Quant à Miguel Angel Devesa Mera, c’est par triangulation téléphonique que la police ivoirienne l’a rattaché à Hussein Taan. Le smartphone du prévenu a borné une fois près de celui de Miguel Angel Devesa Mera en Zone 4, une autre fois près de celui de Marcelle Akpoue. Un avocat d’Hussein Taan signale que la technique de triangulation a une précision à 300 mètres, ce qui semble insuffisant pour prouver qu’une rencontre a bien eu lieu entre les accusés. Appelés successivement à la barre, Miguel Angel Devesa Mera et Marcelle Akpoue confirment tous les deux ne pas connaître Hussein Taan.

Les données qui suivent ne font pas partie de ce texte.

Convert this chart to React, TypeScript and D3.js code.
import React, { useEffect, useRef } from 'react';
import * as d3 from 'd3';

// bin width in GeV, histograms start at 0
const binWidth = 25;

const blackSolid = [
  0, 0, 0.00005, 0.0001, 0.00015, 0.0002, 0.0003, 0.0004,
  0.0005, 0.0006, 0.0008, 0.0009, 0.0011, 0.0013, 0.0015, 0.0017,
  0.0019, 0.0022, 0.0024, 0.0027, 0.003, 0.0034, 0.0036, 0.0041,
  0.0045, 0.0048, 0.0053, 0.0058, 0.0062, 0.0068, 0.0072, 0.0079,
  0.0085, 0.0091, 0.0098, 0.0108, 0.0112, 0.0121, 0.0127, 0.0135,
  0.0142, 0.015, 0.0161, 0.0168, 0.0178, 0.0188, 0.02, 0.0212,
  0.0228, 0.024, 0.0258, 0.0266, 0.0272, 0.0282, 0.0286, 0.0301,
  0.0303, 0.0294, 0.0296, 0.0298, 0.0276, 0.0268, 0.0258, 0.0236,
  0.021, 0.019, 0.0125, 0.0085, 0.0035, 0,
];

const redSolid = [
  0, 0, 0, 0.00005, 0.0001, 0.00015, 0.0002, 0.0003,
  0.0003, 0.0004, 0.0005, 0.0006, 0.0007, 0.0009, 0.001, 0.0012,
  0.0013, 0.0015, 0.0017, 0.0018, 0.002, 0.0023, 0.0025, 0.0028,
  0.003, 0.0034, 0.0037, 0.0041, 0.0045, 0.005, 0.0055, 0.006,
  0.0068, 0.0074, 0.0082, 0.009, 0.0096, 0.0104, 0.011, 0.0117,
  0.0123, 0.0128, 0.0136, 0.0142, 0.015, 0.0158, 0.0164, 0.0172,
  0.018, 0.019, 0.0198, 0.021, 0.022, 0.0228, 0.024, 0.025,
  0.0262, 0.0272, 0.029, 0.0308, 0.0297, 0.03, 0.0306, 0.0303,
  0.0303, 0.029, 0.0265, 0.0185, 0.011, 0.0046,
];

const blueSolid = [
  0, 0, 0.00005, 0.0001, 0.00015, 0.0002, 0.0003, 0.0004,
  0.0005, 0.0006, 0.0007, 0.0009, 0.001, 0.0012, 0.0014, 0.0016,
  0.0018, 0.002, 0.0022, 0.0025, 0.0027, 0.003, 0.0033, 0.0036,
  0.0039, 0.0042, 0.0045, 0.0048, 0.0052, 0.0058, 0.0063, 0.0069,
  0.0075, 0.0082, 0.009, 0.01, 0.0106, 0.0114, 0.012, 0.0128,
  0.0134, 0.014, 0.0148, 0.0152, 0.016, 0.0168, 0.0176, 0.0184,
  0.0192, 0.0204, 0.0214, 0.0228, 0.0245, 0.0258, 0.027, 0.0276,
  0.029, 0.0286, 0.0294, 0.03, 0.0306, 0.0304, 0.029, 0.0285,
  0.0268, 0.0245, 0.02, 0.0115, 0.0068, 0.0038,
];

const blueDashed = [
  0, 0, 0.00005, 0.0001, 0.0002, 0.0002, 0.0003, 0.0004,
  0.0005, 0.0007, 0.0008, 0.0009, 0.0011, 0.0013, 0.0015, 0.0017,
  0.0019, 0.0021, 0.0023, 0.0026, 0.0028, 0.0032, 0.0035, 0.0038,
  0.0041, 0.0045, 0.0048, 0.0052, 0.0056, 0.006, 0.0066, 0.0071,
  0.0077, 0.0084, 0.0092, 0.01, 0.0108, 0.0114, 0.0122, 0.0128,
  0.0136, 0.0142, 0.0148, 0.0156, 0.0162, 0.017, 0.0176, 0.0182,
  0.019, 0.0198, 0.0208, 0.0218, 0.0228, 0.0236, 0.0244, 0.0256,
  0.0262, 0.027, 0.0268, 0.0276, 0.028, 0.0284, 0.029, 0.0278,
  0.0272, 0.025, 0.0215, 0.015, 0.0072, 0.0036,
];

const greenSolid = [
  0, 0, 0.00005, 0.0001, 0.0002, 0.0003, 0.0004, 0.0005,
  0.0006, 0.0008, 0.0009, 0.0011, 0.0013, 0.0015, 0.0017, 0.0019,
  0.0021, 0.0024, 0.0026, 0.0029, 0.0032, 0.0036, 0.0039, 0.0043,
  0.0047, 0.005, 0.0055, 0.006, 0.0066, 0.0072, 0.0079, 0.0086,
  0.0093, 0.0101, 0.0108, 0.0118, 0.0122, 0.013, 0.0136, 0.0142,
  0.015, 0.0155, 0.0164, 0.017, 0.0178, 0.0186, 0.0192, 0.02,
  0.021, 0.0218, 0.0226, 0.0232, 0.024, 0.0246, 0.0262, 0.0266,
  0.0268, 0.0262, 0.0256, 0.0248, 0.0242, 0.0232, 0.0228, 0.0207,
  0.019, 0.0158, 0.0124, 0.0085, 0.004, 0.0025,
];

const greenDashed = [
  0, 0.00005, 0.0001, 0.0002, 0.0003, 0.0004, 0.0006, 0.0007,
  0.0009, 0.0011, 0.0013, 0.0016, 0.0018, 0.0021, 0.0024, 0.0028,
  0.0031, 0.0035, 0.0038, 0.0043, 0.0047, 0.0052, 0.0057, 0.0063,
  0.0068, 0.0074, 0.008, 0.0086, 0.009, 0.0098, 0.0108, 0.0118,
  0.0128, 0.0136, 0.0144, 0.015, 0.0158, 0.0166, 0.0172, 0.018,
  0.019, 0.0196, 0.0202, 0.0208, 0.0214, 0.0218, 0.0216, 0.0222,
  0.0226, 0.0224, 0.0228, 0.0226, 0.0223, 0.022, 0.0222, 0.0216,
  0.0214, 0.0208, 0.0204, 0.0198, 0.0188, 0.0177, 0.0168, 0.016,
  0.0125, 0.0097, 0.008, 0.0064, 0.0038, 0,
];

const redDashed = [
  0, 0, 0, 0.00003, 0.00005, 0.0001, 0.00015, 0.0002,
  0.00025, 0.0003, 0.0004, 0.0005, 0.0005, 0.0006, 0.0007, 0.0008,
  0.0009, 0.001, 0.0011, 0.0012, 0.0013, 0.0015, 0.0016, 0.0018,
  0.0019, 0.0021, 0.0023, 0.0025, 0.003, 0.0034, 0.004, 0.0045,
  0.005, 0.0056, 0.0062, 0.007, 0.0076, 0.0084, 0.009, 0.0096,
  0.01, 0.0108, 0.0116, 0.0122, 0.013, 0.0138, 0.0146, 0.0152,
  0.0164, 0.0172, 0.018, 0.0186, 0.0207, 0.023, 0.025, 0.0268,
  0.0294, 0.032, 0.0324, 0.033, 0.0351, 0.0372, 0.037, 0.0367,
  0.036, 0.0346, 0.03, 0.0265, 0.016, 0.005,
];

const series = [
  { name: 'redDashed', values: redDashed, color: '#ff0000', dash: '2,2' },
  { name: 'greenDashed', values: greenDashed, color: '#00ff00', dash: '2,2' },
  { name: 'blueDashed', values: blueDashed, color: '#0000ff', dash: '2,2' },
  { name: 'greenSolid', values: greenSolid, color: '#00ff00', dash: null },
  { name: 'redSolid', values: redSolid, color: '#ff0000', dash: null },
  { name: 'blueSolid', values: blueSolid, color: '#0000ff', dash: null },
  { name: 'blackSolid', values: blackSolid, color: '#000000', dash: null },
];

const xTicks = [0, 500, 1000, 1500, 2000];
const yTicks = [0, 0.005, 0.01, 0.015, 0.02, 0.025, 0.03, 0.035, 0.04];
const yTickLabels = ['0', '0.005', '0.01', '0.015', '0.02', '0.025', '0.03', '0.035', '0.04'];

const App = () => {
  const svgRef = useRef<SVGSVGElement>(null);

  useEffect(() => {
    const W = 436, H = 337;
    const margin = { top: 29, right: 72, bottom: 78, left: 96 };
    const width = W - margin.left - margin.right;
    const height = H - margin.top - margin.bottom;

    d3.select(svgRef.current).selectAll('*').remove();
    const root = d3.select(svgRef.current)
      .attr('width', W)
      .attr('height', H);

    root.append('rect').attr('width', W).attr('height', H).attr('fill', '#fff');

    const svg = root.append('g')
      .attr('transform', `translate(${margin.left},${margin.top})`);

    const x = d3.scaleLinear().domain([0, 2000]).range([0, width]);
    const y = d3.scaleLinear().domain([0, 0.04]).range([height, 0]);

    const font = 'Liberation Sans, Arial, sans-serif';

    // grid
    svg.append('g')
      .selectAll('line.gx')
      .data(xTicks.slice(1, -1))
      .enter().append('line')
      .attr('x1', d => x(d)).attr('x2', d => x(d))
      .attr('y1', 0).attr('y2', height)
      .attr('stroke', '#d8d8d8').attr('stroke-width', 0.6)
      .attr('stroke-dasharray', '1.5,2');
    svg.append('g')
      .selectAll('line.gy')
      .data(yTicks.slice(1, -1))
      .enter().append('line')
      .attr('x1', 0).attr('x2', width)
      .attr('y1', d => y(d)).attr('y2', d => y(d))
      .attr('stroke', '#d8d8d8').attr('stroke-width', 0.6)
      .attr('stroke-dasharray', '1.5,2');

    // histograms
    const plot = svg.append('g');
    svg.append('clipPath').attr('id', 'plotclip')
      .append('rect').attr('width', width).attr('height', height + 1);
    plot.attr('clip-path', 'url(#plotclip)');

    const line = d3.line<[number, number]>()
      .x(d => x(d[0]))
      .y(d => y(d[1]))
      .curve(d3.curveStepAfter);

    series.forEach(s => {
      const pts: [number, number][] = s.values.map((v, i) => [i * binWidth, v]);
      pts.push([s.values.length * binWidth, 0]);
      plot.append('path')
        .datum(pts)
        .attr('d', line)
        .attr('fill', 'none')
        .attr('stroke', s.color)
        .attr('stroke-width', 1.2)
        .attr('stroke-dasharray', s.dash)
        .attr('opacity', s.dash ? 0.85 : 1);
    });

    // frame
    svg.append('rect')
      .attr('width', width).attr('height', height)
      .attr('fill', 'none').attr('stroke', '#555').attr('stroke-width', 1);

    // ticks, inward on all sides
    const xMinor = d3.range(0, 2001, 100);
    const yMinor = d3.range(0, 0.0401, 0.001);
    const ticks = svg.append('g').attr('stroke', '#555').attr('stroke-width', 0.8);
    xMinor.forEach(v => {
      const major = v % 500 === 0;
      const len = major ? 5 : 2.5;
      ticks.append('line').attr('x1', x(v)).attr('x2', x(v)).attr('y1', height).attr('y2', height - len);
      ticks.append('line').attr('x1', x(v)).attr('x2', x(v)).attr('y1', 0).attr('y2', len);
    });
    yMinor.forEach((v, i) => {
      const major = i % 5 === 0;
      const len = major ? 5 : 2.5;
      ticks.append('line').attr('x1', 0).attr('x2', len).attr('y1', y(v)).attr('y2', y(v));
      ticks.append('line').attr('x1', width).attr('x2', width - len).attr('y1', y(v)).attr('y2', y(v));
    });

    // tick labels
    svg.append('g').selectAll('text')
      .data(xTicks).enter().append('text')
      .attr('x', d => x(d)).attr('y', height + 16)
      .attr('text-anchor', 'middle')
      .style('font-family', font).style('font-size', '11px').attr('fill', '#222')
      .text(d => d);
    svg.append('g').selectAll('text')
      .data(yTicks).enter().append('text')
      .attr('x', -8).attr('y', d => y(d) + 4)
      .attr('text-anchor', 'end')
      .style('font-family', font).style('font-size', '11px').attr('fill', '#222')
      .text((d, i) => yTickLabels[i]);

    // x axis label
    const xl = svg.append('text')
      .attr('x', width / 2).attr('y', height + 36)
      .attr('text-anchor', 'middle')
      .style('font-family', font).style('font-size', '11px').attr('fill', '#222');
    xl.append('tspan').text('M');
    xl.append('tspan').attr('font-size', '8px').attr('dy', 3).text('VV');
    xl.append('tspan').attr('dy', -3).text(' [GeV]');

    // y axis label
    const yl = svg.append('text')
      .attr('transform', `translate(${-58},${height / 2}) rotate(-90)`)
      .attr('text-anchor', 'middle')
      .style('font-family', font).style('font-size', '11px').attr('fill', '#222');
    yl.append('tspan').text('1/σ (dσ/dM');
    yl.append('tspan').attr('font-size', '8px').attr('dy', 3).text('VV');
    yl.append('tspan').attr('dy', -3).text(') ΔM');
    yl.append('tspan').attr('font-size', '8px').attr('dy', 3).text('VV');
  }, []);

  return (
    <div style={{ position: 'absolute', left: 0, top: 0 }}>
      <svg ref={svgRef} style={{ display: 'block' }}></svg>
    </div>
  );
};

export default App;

Dans une audience précédente, M. Devesa Mera avait également annoncé ne jamais s’être associé avec les frères Bruzzaniti.
Hussein Taan doit enfin répondre à une charge de fraude fiscale, même si le lien avec le narcotrafic de San Pedro n’est pas dévoilé par la cour. L’accusation porte sur son association avec un autre prévenu, l’Italien Maurizio Cocco, ingénieur en bâtiment et géologue. Il est « l’entrepreneur » de M. Taan, explique ce dernier, qui l’a chargé de construire une maison. Hussein Taan lui a ainsi payé 40 millions de francs CFA, en plusieurs versements, sur une période de huit mois. La procureure l’interpelle sur ces paiements en espèces et déplore un manque de traçabilité, pointant des risques de fraude. Dans l’audience, un avocat de la défense rit tout bas : « Pour le placement en liberté provisoire, on a payé une partie de la caution en espèces… »
Mais il n’existe aucune plainte de l’administration fiscale, pointe la défense, qui a déjà demandé deux fois l’annulation de ces poursuites. « Quels sont les impôts que vous n’auriez pas payés ?, fait mine d’interroger l’un des avocats. Quels sont les montants qui seraient dus ? Concrètement, qu’est-ce qu’on vous reproche ?  » « Très franchement, conclut Hussein Taan, moi-même, j’aimerais le comprendre…  » Les audiences reprendront jeudi 21 mars.